Many developers take the skill of writing a good commit messages for granted. It is an essential skill that requires discipline. While there are a variety of guidelines and opinions about writing them, I'm going to share my current preferences. These are largely based on Tim Pope's thoughts as well as Peter Hutterer.
A well-written commit message is composed of three parts:
- Subject
- Body
- Footer
Not every commit message needs to have all three, however.
Subject
The subject line should be a short summary of the changes. It is the only required portion of a message and should be around 50 characters or less. This is arguably the most important line, since it will be seen most often.
It should be written in the imperative voice (i.e. "Fix CTA hover state on landing page" and not "Fixes ..."). This is the same voice that Git uses when it writes a commit message for you (i.e. when merging, reverting, etc.). A rule of thumb is that the subject line should complete this sentence: "If applied, this commit will your subject line here".
Don't put any ticket numbers from your project tracking tools in the subject line (i.e. "Closes #42: Fix CTA hover state on landing page"). These clutter up the message, place them in the footer section instead (see below). Also, do not write subject lines that only reference an issue (i.e. "Fix bug #44"). A developer should never have to open another tool just to understand a commit message.
Body
The body of the message is optional. If present, there should be a blank line between the subject line and the body. Since Git does not wrap text automatically, the body text should be wrapped manually at 72 characters. Git will automatically indent four characters on the left of the message. If we indent four characters on the right for symmetry, we arrive at 72 characters on a standard 80 column terminal.

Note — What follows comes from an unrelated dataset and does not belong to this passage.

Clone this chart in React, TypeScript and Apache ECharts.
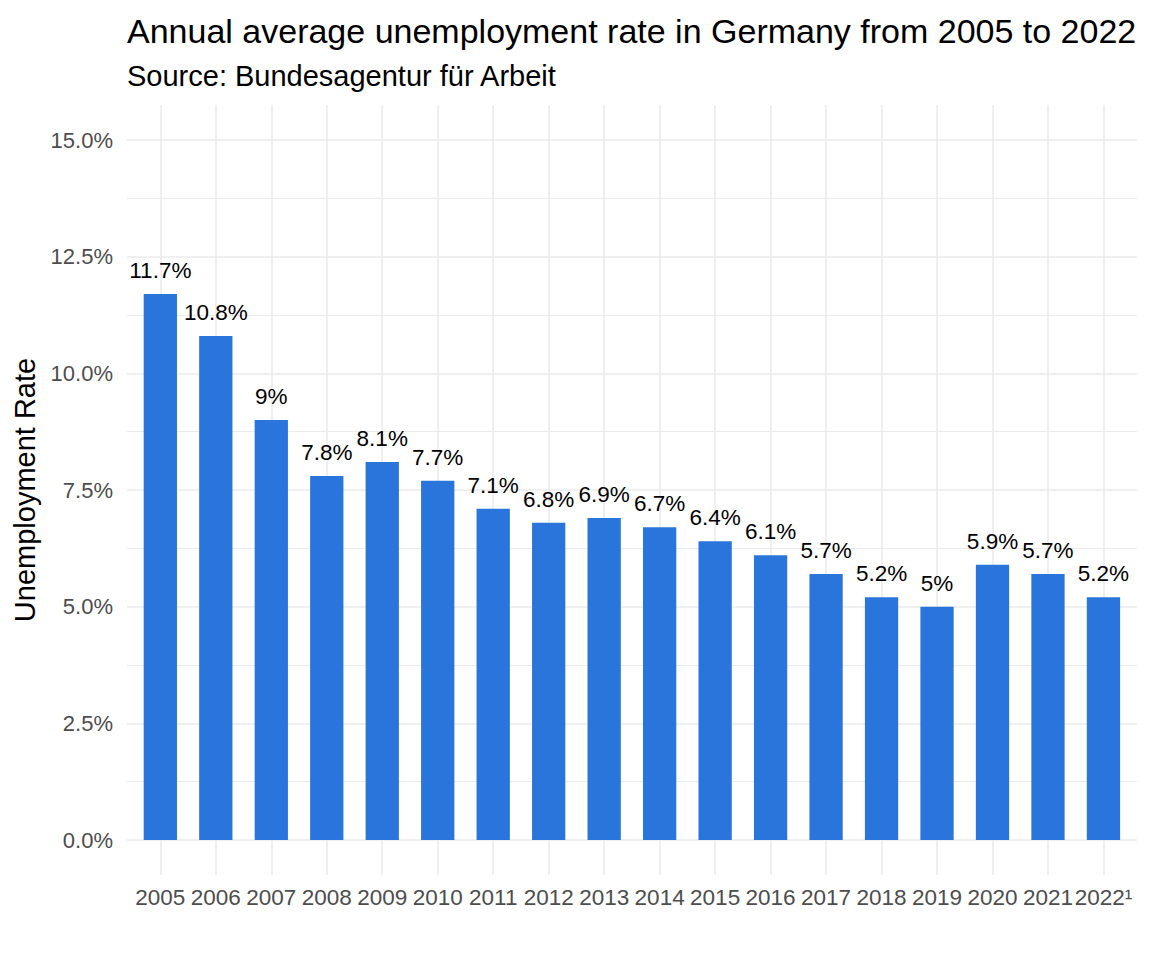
import React, { useEffect, useRef } from "react";
import * as echarts from "echarts";

const years = [
  "2005", "2006", "2007", "2008", "2009", "2010", "2011", "2012", "2013",
  "2014", "2015", "2016", "2017", "2018", "2019", "2020", "2021", "2022¹",
];
const rates = [
  11.7, 10.8, 9.0, 7.8, 8.1, 7.7, 7.1, 6.8, 6.9, 6.7, 6.4, 6.1, 5.7, 5.2, 5.0,
  5.9, 5.7, 5.2,
];
const titleText = "Annual average unemployment rate in Germany from 2005 to 2022";
const subtitleText = "Source: Bundesagentur für Arbeit";
const yName = "Unemployment Rate";

const FONT = "'Liberation Sans', Arial, sans-serif";
const GRID = "#EBEBEB";

export default function App() {
  const ref = useRef<HTMLDivElement>(null);
  useEffect(() => {
    document.body.style.margin = "0";
    const chart = echarts.init(ref.current!, null, { renderer: "svg" });
    chart.setOption({
      animation: false,
      backgroundColor: "#FFFFFF",
      textStyle: { fontFamily: FONT },
      title: [
        {
          text: titleText,
          left: 122,
          top: 9,
          textStyle: { fontSize: 34, fontWeight: "normal", color: "#000", fontFamily: FONT },
        },
        {
          text: subtitleText,
          left: 122,
          top: 56,
          textStyle: { fontSize: 29, fontWeight: "normal", color: "#000", fontFamily: FONT },
        },
      ],
      grid: [
        { left: 127, width: 1009.8, top: 140, height: 700 },
        { left: 160.3, width: 943.2, top: 105, height: 770 },
        { left: 132.6, width: 998.6, top: 140, height: 700 },
      ],
      xAxis: [
        { type: "value", gridIndex: 0, min: 0, max: 1, show: false },
        {
          type: "value",
          gridIndex: 1,
          min: 0,
          max: 17,
          interval: 1,
          axisLabel: { show: false },
          axisLine: { show: false },
          axisTick: { show: false },
          splitLine: { show: true, lineStyle: { color: GRID, width: 1.6 } },
        },
        {
          type: "category",
          gridIndex: 2,
          data: years,
          axisLine: { show: false },
          axisTick: { show: false },
          splitLine: { show: false },
          axisLabel: {
            interval: 0,
            fontSize: 22.5,
            color: "#4D4D4D",
            margin: 46,
            fontFamily: FONT,
          },
        },
      ],
      yAxis: [
        {
          type: "value",
          gridIndex: 0,
          min: 0,
          max: 15,
          interval: 2.5,
          axisLine: { show: false },
          axisTick: { show: false },
          axisLabel: {
            fontSize: 22,
            color: "#4D4D4D",
            margin: 14,
            fontFamily: FONT,
            formatter: (v: number) => v.toFixed(1) + "%",
          },
          splitLine: { show: true, lineStyle: { color: GRID, width: 1.6 } },
          minorTick: { show: false, splitNumber: 2 },
          minorSplitLine: { show: true, lineStyle: { color: GRID, width: 1 } },
          name: yName,
          nameLocation: "middle",
          nameGap: 85,
          nameTextStyle: { fontSize: 29, color: "#000", fontFamily: FONT },
        },
        { type: "value", gridIndex: 1, min: 0, max: 1, show: false },
        { type: "value", gridIndex: 2, min: 0, max: 15, show: false },
      ],
      series: [
        {
          type: "bar",
          xAxisIndex: 2,
          yAxisIndex: 2,
          data: rates,
          barWidth: "60%",
          itemStyle: { color: "#2A75DC" },
          label: {
            show: true,
            position: "top",
            distance: 12,
            fontSize: 22.5,
            color: "#000",
            fontFamily: FONT,
            formatter: "{c}%",
          },
        },
      ],
    });
    return () => chart.dispose();
  }, []);
  return <div ref={ref} style={{ width: 1152, height: 960 }} />;
}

The body can be divided into as many paragraphs, bullet points, etc. as necessary to describe the changes. It is important that the body be used explain the reasoning behind the changes (i.e. the "what" and "why") and not the "how". Future developers can see the how the changes were made by looking at the diff of the commit. They can't, however, know the reasons why the change was made, the trade-offs considered, etc. from the diff; therefore you need to convey that information in the message body.
Footer
The footer is also optional. If present, there should be a blank line between the footer and whatever is above it (i.e. either the body or the subject line if a body is not present). It is used for issue tracker or automated bot comments. You can also use it to include other links to outside sources like documentation, blog posts, etc.